Ce travail de précision permet non seulement d’en finir avec certains stéréotypes polonais - et français ! - sur la Pologne martyre et son antisémitisme. Il confirme la proposition méthodologique mise en œuvre par Saul Friedländer dans L’Allemagne nazie et les Juifs, qui mène de front l’étude des archives nazies et celle des témoignages des victimes. La masse d’archives défrichées ici est d’une extrême diversité, mêlant témoignages de tous bords et documents de nature politique, policière ou juridique : communiqués, parfois stupéfiants, de l’Etat clandestin polonais pendant la guerre (D. Libionka, M. Urynowicz), lettres de délateurs (B. Engelking), archives des régimes communistes (A. Kichelewski), pièces des tribunaux allemands (J. Grabowski); témoignages de Juifs cachés en milieu aryen (M. Melchior) ou qui fuirent en masse en URSS, entretiens de Juifs et de Polonais révélant les mutations identitaires récentes.
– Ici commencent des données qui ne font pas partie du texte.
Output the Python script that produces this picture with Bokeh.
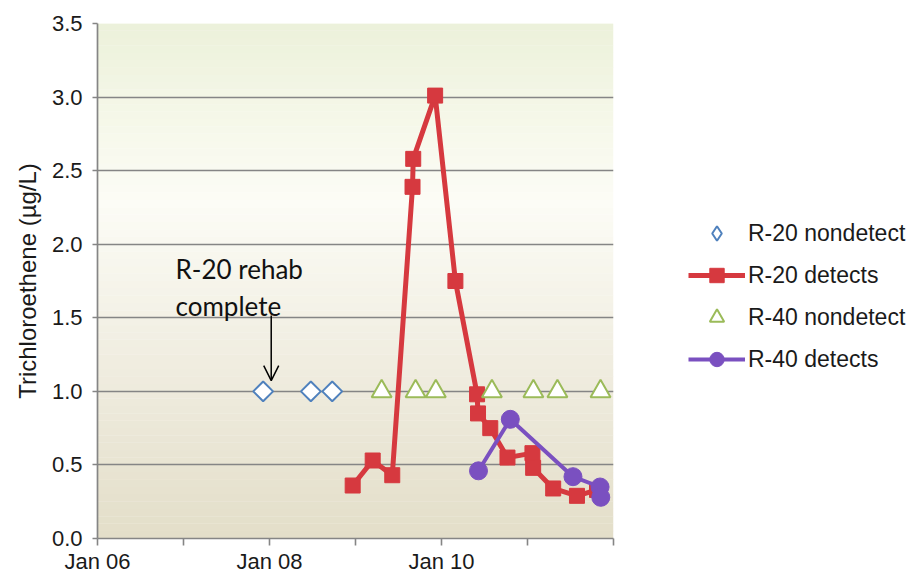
import numpy as np
import pandas as pd
from bokeh.plotting import figure
from bokeh.models import (FixedTicker, NumeralTickFormatter, Range1d, Legend, LegendItem,
                          BoxAnnotation, Label, Arrow, OpenHead, ColumnDataSource)
from bokeh.embed import file_html
from bokeh.resources import INLINE

# ---------------- data ----------------
r20_nd_dates = ["2007-12-05", "2008-06-25", "2008-09-24"]
r20_nd_vals = [1.0, 1.0, 1.0]

r20_det_dates = ["2008-12-20", "2009-03-15", "2009-06-06", "2009-08-31", "2009-09-03",
                 "2009-12-05", "2010-03-01", "2010-06-01", "2010-06-05", "2010-07-27",
                 "2010-10-08", "2011-01-22", "2011-01-25", "2011-04-20", "2011-07-30",
                 "2011-10-23"]
r20_det_vals = [0.36, 0.53, 0.43, 2.39, 2.58, 3.01, 1.75, 0.98, 0.85, 0.75,
                0.55, 0.58, 0.48, 0.34, 0.29, 0.33]

r40_nd_dates = ["2009-04-22", "2009-09-13", "2009-12-08", "2010-08-03", "2011-01-26",
                "2011-05-08", "2011-11-07"]
r40_nd_vals = [1.0] * 7

r40_det_dates = ["2010-06-07", "2010-10-20", "2011-07-13", "2011-11-05", "2011-11-08"]
r40_det_vals = [0.46, 0.81, 0.42, 0.35, 0.28]

year_ticks = [2006, 2007, 2008, 2009, 2010, 2011, 2012]
year_labels = ["Jan 06", "", "Jan 08", "", "Jan 10", "", ""]
y_ticks = [0.0, 0.5, 1.0, 1.5, 2.0, 2.5, 3.0, 3.5]


def dec_year(s):
    d = pd.Timestamp(s)
    start = pd.Timestamp(year=d.year, month=1, day=1)
    end = pd.Timestamp(year=d.year + 1, month=1, day=1)
    return d.year + (d - start) / (end - start)


def conv(lst):
    return [dec_year(s) for s in lst]


# ---------------- figure ----------------
p = figure(frame_width=516, frame_height=515, min_border_left=97, min_border_right=302,
           min_border_top=23, min_border_bottom=38, output_backend="svg",
           toolbar_location=None, x_range=Range1d(2006, 2012), y_range=Range1d(0, 3.5))
p.outline_line_color = None
p.background_fill_color = "white"
p.border_fill_color = "white"

# gradient background (decoration)
stops = [(0.0, (227, 222, 201)), (1.2, (240, 237, 224)), (2.3, (252, 252, 246)),
         (2.8, (246, 248, 234)), (3.5, (236, 241, 218))]
n = 70
edges = np.linspace(0, 3.5, n + 1)
for i in range(n):
    mid = (edges[i] + edges[i + 1]) / 2
    for j in range(len(stops) - 1):
        if stops[j][0] <= mid <= stops[j + 1][0]:
            t = (mid - stops[j][0]) / (stops[j + 1][0] - stops[j][0])
            c = tuple(int(round(stops[j][1][k] + t * (stops[j + 1][1][k] - stops[j][1][k]))) for k in range(3))
            break
    p.add_layout(BoxAnnotation(bottom=edges[i], top=edges[i + 1] + 0.002, fill_color="#%02x%02x%02x" % c,
                               fill_alpha=1.0, line_color=None, level="image"))

# axes
p.xgrid.grid_line_color = None
p.ygrid.grid_line_color = "#858585"
p.ygrid.grid_line_width = 1.7
p.ygrid.ticker = FixedTicker(ticks=y_ticks)
p.ygrid.level = "underlay"

p.xaxis.ticker = FixedTicker(ticks=year_ticks)
p.xaxis.major_label_overrides = {t: l for t, l in zip(year_ticks, year_labels)}
p.yaxis.ticker = FixedTicker(ticks=y_ticks)
p.yaxis.formatter = NumeralTickFormatter(format="0.0")
for ax in (p.xaxis, p.yaxis):
    ax.axis_line_color = "#858585"
    ax.axis_line_width = 1.7
    ax.major_tick_line_color = "#858585"
    ax.major_tick_line_width = 1.6
    ax.major_tick_in = 0
    ax.minor_tick_line_color = None
    ax.major_label_text_font = "Liberation Sans"
    ax.major_label_text_font_size = "22px"
    ax.major_label_text_color = "#1a1a1a"
p.xaxis.major_tick_out = 7
p.xaxis.major_label_standoff = 3
p.yaxis.major_tick_out = 5
p.yaxis.major_label_standoff = 10
p.yaxis.axis_label = "Trichloroethene (µg/L)"
p.yaxis.axis_label_text_font = "Liberation Sans"
p.yaxis.axis_label_text_font_size = "24px"
p.yaxis.axis_label_text_font_style = "normal"
p.yaxis.axis_label_text_color = "#1a1a1a"
p.yaxis.axis_label_standoff = 8

# series
red = "#d6393f"
purple = "#7a50c0"
blue = "#4f81bd"
src_nd20 = ColumnDataSource(dict(x=conv(r20_nd_dates), y=r20_nd_vals))
src_nd20.data["ang"] = [np.pi / 4] * len(r20_nd_vals)
r_nd20 = p.scatter("x", "y", source=src_nd20, marker="square", angle="ang", size=14,
                   fill_color="white", line_color=blue, line_width=2)
# legend swatch for the diamonds (hidden on the plot itself)
r_nd20_key = p.scatter("x", "y", source=src_nd20, marker="diamond", size=14,
                       fill_color="white", line_color=blue, line_width=2, visible=False)
l20 = p.line(conv(r20_det_dates), r20_det_vals, line_color=red, line_width=5)
s20 = p.scatter(conv(r20_det_dates), r20_det_vals, marker="square", size=15,
                fill_color=red, line_color=red)
r_nd40 = p.scatter(conv(r40_nd_dates), r40_nd_vals, marker="triangle", size=20,
                   fill_color="white", line_color="#9bbb59", line_width=2)
l40 = p.line(conv(r40_det_dates), r40_det_vals, line_color=purple, line_width=4)
s40 = p.scatter(conv(r40_det_dates), r40_det_vals, marker="circle", size=18,
                fill_color=purple, line_color=purple)

# annotation
p.add_layout(Label(x=2006.907, y=1.834, text="R-20 rehab", text_font="Lato",
                   text_font_size="26px", text_color="#111111", text_baseline="alphabetic"))
p.add_layout(Label(x=2006.907, y=1.583, text="complete", text_font="Lato",
                   text_font_size="26px", text_color="#111111", text_baseline="alphabetic"))
p.add_layout(Arrow(x_start=2008.02, y_start=1.515, x_end=2008.02, y_end=1.073,
                   line_color="black", line_width=1.5,
                   end=OpenHead(size=15, line_color="black", line_width=1.5)))

legend = Legend(items=[
    LegendItem(label="R-20 nondetect", renderers=[r_nd20_key]),
    LegendItem(label="R-20 detects", renderers=[l20, s20]),
    LegendItem(label="R-40 nondetect", renderers=[r_nd40]),
    LegendItem(label="R-40 detects", renderers=[l40, s40]),
], location=(75, 161))
legend.border_line_color = None
legend.background_fill_alpha = 0
legend.inactive_fill_alpha = 0
legend.padding = 0
legend.margin = 0
legend.spacing = 6
legend.label_height = 36
legend.glyph_height = 36
legend.glyph_width = 57
legend.label_standoff = 3
legend.label_text_font = "Liberation Sans"
legend.label_text_font_size = "23px"
legend.label_text_color = "#1a1a1a"
p.add_layout(legend, "right")

open("out.html", "w").write(file_html(p, INLINE))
En France, l’effet de ces travaux et de leur mise en relation est celui d’une véritable mise au jour. Ce qui apparaît souvent comme un bloc devient une histoire complexe, scandée par des événements relus à travers les controverses qu’ils ont suscitées : pogroms, insurrection du ghetto de Varsovie, campagne antisémite de 1967-68; menées de l’Eglise catholique, de la béatification de Kolb (1971) à l’affaire du Carmel d’Auschwitz (1984-1989) ; 40e anniversaire de l’insurrection du ghetto de Varsovie (1983), projection de Shoah de Lanzmann (1985), débats suscités par Blonski (1987), renouveau historiographique, etc…

Les formes et l’évolution de l’antisémitisme polonais sont observées de près, sans en contourner les aspects les plus terribles, ni non plus leur complexité. Si le financement du Conseil d’aide aux Juifs (Zegota) par la Délégation polonaise en exil apparaît dans son insuffisance dérisoire (M. Urynowicz), une part est faite à l’aide que bien des Polonais ont apportée aux Juifs au risque de leur vie. Il est précieux et douloureux à la fois de se rappeler ce que les effets au long cours de la terreur nazie et de l’occupation soviétique ont effacé par la suite : Juifs et Polonais se sentirent fortement solidaires pendant la campagne défensive et le « grand exode » au début de la guerre, même si les déchirements ultérieurs y ont fait voir une grande illusion. Ce qui reste accablant mérite d’être médité au-delà du cas polonais : le génocide nazi n’a pas affaibli mais aggravé l’antisémitisme dans les années d’après-guerre, produisant des angles morts violents et durables (B. Szaynok). Au-delà des manœuvres du régime communiste et de l’Eglise catholique (J. Huener), le spectre de la domination juive, loin de déserter le pays, a ressurgi avec l’annonce des privatisations (A. Cala).

Les efforts de dégagement critique qui mobilisent la société polonaise, chacun aux prises avec sa propre mémoire, n’en sont que plus remarquables. Ils font saisir par contraste ce que la surchauffe mémorielle en France a parfois de frelaté, voire de suspect. « En ces temps de débauche mémorielle, j’ai pensé qu’il était bon de revenir à des situations de base », écrit Jean-Yves Potel en préambule de La Fin de l’innocence. On sent ce même parti-pris dans les « études solides » et le « tableau multiforme » présentés par Annette Wieviorka et Jean-Charles Szurek.